LAC feels the burden of COVID
Published 7:01 am Saturday, January 9, 2021
Pandemic forces cancellation of popular auction, but organizers will hold drive-thru meal
For 41 years, the Lyle Area Cancer Auction has battled through just about everything a Minnesota winter has thrown at it to come up with massive amounts of money for cancer research.
But it couldn’t battle through COVID-19.
Auction organizers recently made the decision to cancel this year’s auction due to the pandemic currently gripping Minnesota.
“This was our third or fourth meeting about it,” said co-chair Larry Ricke. “We have kind of been waiting on the sidelines to find out what’s going on. Everybody’s like, ‘we have to do something.’”
And they are. Displaying the resilience that has resulted in $3.1 million in 41 years, the LAC is hosting a drive-thru meal at the Legion in Lyle from 4-7 p.m. on Jan. 23. The meal will include barbecue pork, mac and cheese and a cookie.
While it might be a challenge to meet the $152,500 raised from last year’s auction, organizers have always counted their blessings with whatever has been raised.
“The thing is, this is our 42nd annual auction and we’ve never, ever had to cancel an auction,” Ricke said. “Now the pandemic is kicking everybody’s butt. Any money we can raise, it’s always a blessing.”
At the same time, the LAC will be relying on goodwill donations this time around because it was hard to do the regular fundraising.

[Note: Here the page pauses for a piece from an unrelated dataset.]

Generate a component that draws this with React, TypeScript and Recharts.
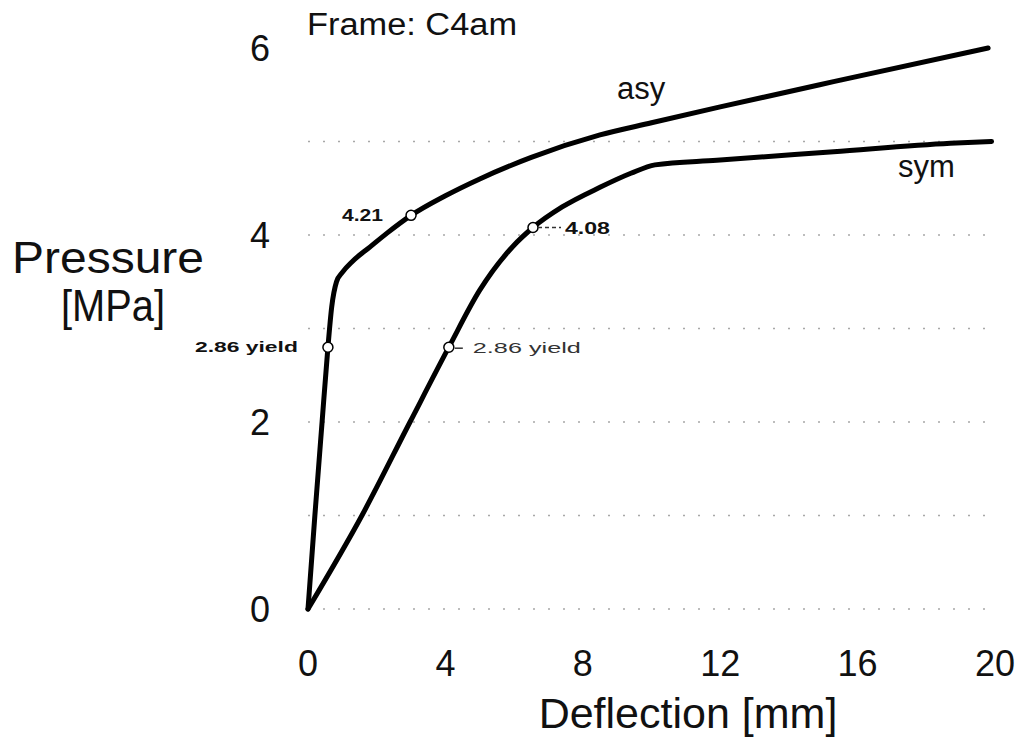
import { LineChart, Line, XAxis, YAxis, CartesianGrid, ReferenceDot } from 'recharts';

// deflection [mm] / pressure [MPa]
const asyX = [0, 0.2, 0.41, 0.58, 0.69, 0.83, 1.0, 1.3, 1.8, 2.3, 3.0, 4.0, 5.0, 6.5, 8.5, 10, 12, 15.3, 19.8];
const asyP = [0, 1.0, 2.0, 2.8, 3.23, 3.5, 3.6, 3.72, 3.87, 4.02, 4.21, 4.42, 4.6, 4.83, 5.07, 5.2, 5.37, 5.64, 6.0];

const symX = [0, 1.57, 2.97, 4.1, 5.0, 5.97, 6.55, 7.4, 8.5, 9.4, 10.1, 11.9, 15.3, 18.7, 19.9];
const symP = [0, 1.0, 2.0, 2.8, 3.41, 3.88, 4.08, 4.3, 4.51, 4.66, 4.75, 4.8, 4.89, 4.98, 5.0];

// marked points: yield and the knee
const markX = [0.58, 3.0, 4.1, 6.55];
const markP = [2.8, 4.21, 2.8, 4.08];
const markText = ['2.86 yield', '4.21', '2.86 yield', '4.08'];

const xTicks = [0, 4, 8, 12, 16, 20];
const yTicks = [0, 2, 4, 6];
const gridLevels = [0, 1, 2, 3, 4, 5];

const asyData = asyX.map((x, i) => ({ x, p: asyP[i] }));
const symData = symX.map((x, i) => ({ x, p: symP[i] }));

const FONT = '"Liberation Sans", Arial, sans-serif';

// how each marker note sits next to its circle
function noteFor(i: number) {
  // eslint-disable-next-line @typescript-eslint/no-explicit-any
  return (props: any) => {
    const vb = props.viewBox;
    const cx = vb.x + vb.width / 2;
    const cy = vb.y + vb.height / 2;
    const t = markText[i];
    if (i === 0) {
      return (
        <text x={cx - 30} y={cy + 5} textAnchor="end" fontSize={15} fontWeight="bold" fontFamily={FONT}
          textLength={103} lengthAdjust="spacingAndGlyphs" fill="#111">{t}</text>
      );
    }
    if (i === 1) {
      return (
        <text x={cx - 28} y={cy + 6} textAnchor="end" fontSize={17} fontWeight="bold" fontFamily={FONT}
          textLength={41} lengthAdjust="spacingAndGlyphs" fill="#111">{t}</text>
      );
    }
    if (i === 2) {
      return (
        <g>
          <line x1={cx + 6} x2={cx + 14} y1={cy + 1} y2={cy + 1} stroke="#333" strokeWidth={1.5} />
          <text x={cx + 24} y={cy + 6} fontSize={15} fontFamily={FONT}
            textLength={108} lengthAdjust="spacingAndGlyphs" fill="#333">{t}</text>
        </g>
      );
    }
    return (
      <g>
        <line x1={cx + 5} x2={cx + 28} y1={cy} y2={cy} stroke="#333" strokeWidth={1.5} strokeDasharray="4 3" />
        <text x={cx + 32} y={cy + 6} fontSize={17} fontWeight="bold" fontFamily={FONT}
          textLength={45} lengthAdjust="spacingAndGlyphs" fill="#111">{t}</text>
      </g>
    );
  };
}

export default function App() {
  return (
    <div style={{ position: 'absolute', left: 0, top: 0, width: 1025, height: 753, background: '#fff' }}>
      <LineChart width={1025} height={753} margin={{ top: 48, right: 30, bottom: 84, left: 248 }}>
        <CartesianGrid horizontal vertical={false} horizontalValues={gridLevels}
          stroke="#a8a8a8" strokeDasharray="2 13" strokeWidth={1.5} />
        <XAxis
          type="number"
          dataKey="x"
          domain={[0, 20]}
          ticks={xTicks}
          interval={0}
          axisLine={false}
          tickLine={false}
          height={60}
          // eslint-disable-next-line @typescript-eslint/no-explicit-any
          tick={(p: any) => (
            <text x={p.x} y={676} textAnchor="middle" fontSize={36} fontFamily={FONT} fill="#111">
              {p.payload.value}
            </text>
          )}
        />
        <YAxis
          type="number"
          domain={[0, 6]}
          ticks={yTicks}
          interval={0}
          axisLine={false}
          tickLine={false}
          width={60}
          // eslint-disable-next-line @typescript-eslint/no-explicit-any
          tick={(p: any) => (
            <text x={260} y={p.y + 13} textAnchor="middle" fontSize={36} fontFamily={FONT} fill="#111">
              {p.payload.value}
            </text>
          )}
        />
        <Line data={asyData} dataKey="p" type="monotone" stroke="#000" strokeWidth={5} dot={false}
          strokeLinejoin="round" strokeLinecap="round" isAnimationActive={false} />
        <Line data={symData} dataKey="p" type="monotone" stroke="#000" strokeWidth={5} dot={false}
          strokeLinejoin="round" strokeLinecap="round" isAnimationActive={false} />
        {markX.map((x, i) => (
          <ReferenceDot key={i} x={x} y={markP[i]} r={5} fill="#fff" stroke="#000" strokeWidth={1.5}
            ifOverflow="visible" label={noteFor(i)} />
        ))}
      </LineChart>
      <svg width={1025} height={753} style={{ position: 'absolute', left: 0, top: 0, pointerEvents: 'none' }}>
        <g fontFamily={FONT} fill="#111">
          <text x={307} y={35} fontSize={31} textLength={210} lengthAdjust="spacingAndGlyphs">Frame: C4am</text>
          <text x={108} y={273} fontSize={45} textAnchor="middle" textLength={192} lengthAdjust="spacingAndGlyphs">Pressure</text>
          <text x={113} y={321} fontSize={45} textAnchor="middle" textLength={104} lengthAdjust="spacingAndGlyphs">[MPa]</text>
          <text x={617} y={99} fontSize={31}>asy</text>
          <text x={898} y={177} fontSize={31}>sym</text>
          <text x={688} y={728} fontSize={43} textAnchor="middle">Deflection [mm]</text>
        </g>
      </svg>
    </div>
  );
}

“You can’t go to these area businesses and ask for donations when they’ve been closed,” Ricke said.
So far this year, most every event related to the LAC has been canceled because of the pandemic, except Crop for a Cure, which was held virtually.
However, as in previous years, organizers are looking ahead with hopeful hearts.
“Three hours to make some money,” Ricke said. “We’re planning on serving a lot of people.”
The LAC has been one of the most successful fundraising efforts in the area in terms of cancer research. After needing 15 years to raise $1 million, the auction hit $2 million raised in 2015. Just five years later, it breached the $3 million mark.